Mood-boosting Bacteria Found in Dirt

Girl planting in garden Even if you don’t love gardening, digging in the dirt may be good for your health—-and it has nothing to do with a love of nature or the wonder of watching things grow. The secret may be in the dirt itself: a bacterium called Mycobacterium vaccae that acts like an antidepressant once it gets into your system.

That’s right. A living organism that acts like a mood-booster on the human brain, increasing serotonin levels and making people feel happier. It was accidentally discovered about 10 years ago, when Dr. Mary O’Brien, an oncologist at the Royal Marsden Hospital in London, tried an experimental treatment for lung cancer. She inoculated patients with the killed bacteria to boost their immune system. It did that, but it also improved her patients’ emotional health, vitality, and general cognitive function.

These studies helped them understand how the body communicates with the brain and why a healthy immune system is important for maintaining mental health. They also leave us wondering if we shouldn’t all be spending more time playing in the dirt!
It raises the intriguing idea of a future where doctors could treat clinical depression with a simple vaccine.

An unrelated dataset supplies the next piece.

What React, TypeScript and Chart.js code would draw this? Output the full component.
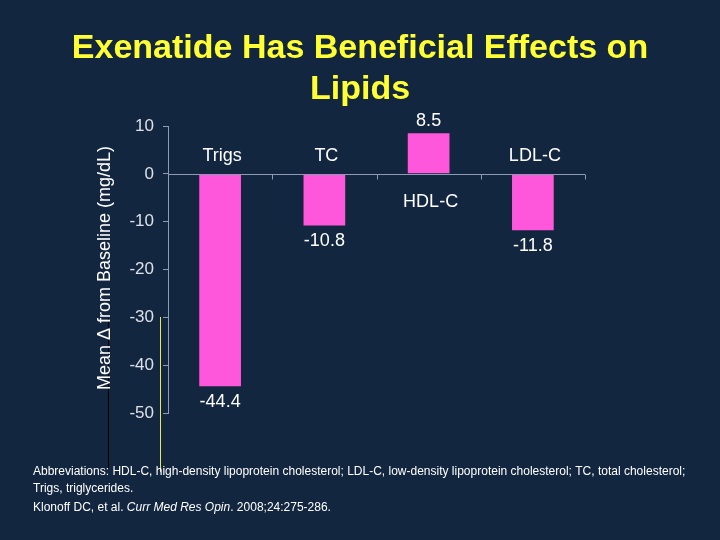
import { useEffect, useRef } from "react";
import { Chart, registerables } from "chart.js";

Chart.register(...registerables);

const categories = ["Trigs", "TC", "HDL-C", "LDL-C"];
const values = [-44.4, -10.8, 8.5, -11.8];
const valueLabels = ["-44.4", "-10.8", "8.5", "-11.8"];
const yMin = -50;
const yMax = 10;
const yStep = 10;
const titleLines = ["Exenatide Has Beneficial Effects on", "Lipids"];
const yTitle = "Mean Δ from Baseline (mg/dL)";
const footLine1 =
  "Abbreviations: HDL-C, high-density lipoprotein cholesterol; LDL-C, low-density lipoprotein cholesterol; TC, total cholesterol;";
const footLine2 = "Trigs, triglycerides.";
const citeParts = ["Klonoff DC, et al. ", "Curr Med Res Opin", ". 2008;24:275-286."];

const BG = "#13263f";
const BAR = "#ff57dc";
const AXIS = "#8e9bb5";
const TITLE = "#ffff33";
const FONT = "'Liberation Sans', Arial, sans-serif";

const decorPlugin = {
  id: "decor",
  beforeDraw(chart: any) {
    const { ctx, width, height } = chart;
    ctx.save();
    ctx.fillStyle = BG;
    ctx.fillRect(0, 0, width, height);
    // stray slide lines (behind text)
    ctx.lineWidth = 1;
    ctx.strokeStyle = "#000000";
    ctx.beginPath();
    ctx.moveTo(108.5, 318);
    ctx.lineTo(108.5, 468);
    ctx.stroke();
    ctx.strokeStyle = "#e8e85a";
    ctx.beginPath();
    ctx.moveTo(160.5, 317);
    ctx.lineTo(160.5, 472);
    ctx.stroke();
    ctx.restore();
  },
  afterDraw(chart: any) {
    const { ctx, chartArea } = chart;
    const x = chart.scales.x;
    const y = chart.scales.y;
    const zeroY = Math.round(y.getPixelForValue(0)) + 0.5;
    ctx.save();
    // zero line
    ctx.strokeStyle = AXIS;
    ctx.lineWidth = 1;
    ctx.beginPath();
    ctx.moveTo(chartArea.left, zeroY);
    ctx.lineTo(chartArea.right, zeroY);
    // category boundary ticks
    const half = (x.getPixelForValue(1) - x.getPixelForValue(0)) / 2;
    categories.forEach((_, i) => {
      const px = Math.round(x.getPixelForValue(i) + half) + 0.5;
      ctx.moveTo(px, zeroY);
      ctx.lineTo(px, zeroY + 5);
    });
    ctx.stroke();

    // category labels and value labels
    ctx.fillStyle = "#ffffff";
    ctx.textAlign = "center";
    ctx.textBaseline = "middle";
    ctx.font = `18px ${FONT}`;
    categories.forEach((c, i) => {
      const px = x.getPixelForValue(i);
      const v = values[i];
      const ly = v < 0 ? y.getPixelForValue(0) - 18 : y.getPixelForValue(0) + 28;
      ctx.fillText(c, px + 2, ly);
      const vy = v < 0 ? y.getPixelForValue(v) + 16 : y.getPixelForValue(v) - 12;
      ctx.fillText(valueLabels[i], px, vy);
    });

    // title
    ctx.fillStyle = TITLE;
    ctx.font = `bold 34px ${FONT}`;
    ctx.fillText(titleLines[0], 360, 49);
    ctx.fillText(titleLines[1], 360, 90);

    // y axis title
    ctx.fillStyle = "#ffffff";
    ctx.save();
    ctx.translate(105, 268);
    ctx.rotate(-Math.PI / 2);
    ctx.font = `18px ${FONT}`;
    ctx.fillText(yTitle, 0, 0);
    ctx.restore();

    // footnotes
    ctx.textAlign = "left";
    ctx.textBaseline = "middle";
    ctx.fillStyle = "#ffffff";
    ctx.font = `12px ${FONT}`;
    ctx.fillText(footLine1, 33, 472);
    ctx.fillText(footLine2, 33, 489);
    let cx = 33;
    citeParts.forEach((p, i) => {
      ctx.font = i === 1 ? `italic 12px ${FONT}` : `12px ${FONT}`;
      ctx.fillText(p, cx, 508);
      cx += ctx.measureText(p).width;
    });
    ctx.restore();
  },
};

export default function App() {
  const ref = useRef<HTMLCanvasElement>(null);
  useEffect(() => {
    if (!ref.current) return;
    const chart = new Chart(ref.current, {
      type: "bar",
      data: {
        labels: categories,
        datasets: [
          {
            data: values,
            backgroundColor: BAR,
            borderWidth: 0,
            categoryPercentage: 1,
            barPercentage: 0.4,
          },
        ],
      },
      options: {
        responsive: false,
        animation: false,
        layout: { padding: { left: 0, right: 135, top: 126, bottom: 127 } },
        plugins: {
          legend: { display: false },
          tooltip: { enabled: false },
          title: { display: false },
        },
        scales: {
          x: { display: false },
          y: {
            min: yMin,
            max: yMax,
            ticks: {
              stepSize: yStep,
              color: "#dde0e8",
              font: { size: 17, family: FONT },
              padding: 9,
            },
            grid: {
              drawOnChartArea: false,
              drawTicks: true,
              tickLength: 5,
              color: AXIS,
            },
            border: { display: true, color: AXIS, width: 1 },
            afterFit: (s: any) => {
              s.width = 168;
            },
          },
        },
      },
      plugins: [decorPlugin],
    });
    return () => chart.destroy();
  }, []);
  return (
    <div style={{ position: "fixed", left: 0, top: 0, width: 720, height: 540, background: BG }}>
      <canvas ref={ref} width={720} height={540} style={{ display: "block" }} />
    </div>
  );
}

In the meantime, people seeking a bit of a boost may be able to find it in their own backyards. I wouldn’t recommend inhaling or eating dirt, of course. But, this spring, I am looking forward to spending more time getting dirty! Please join me!!!

4 Responses to Mood-boosting Bacteria Found in Dirt

  1. Randy Smith says:

    No wonder kids love playing in the dirt!

  2. Great article! I’m putting it up in our lunchroom here at work.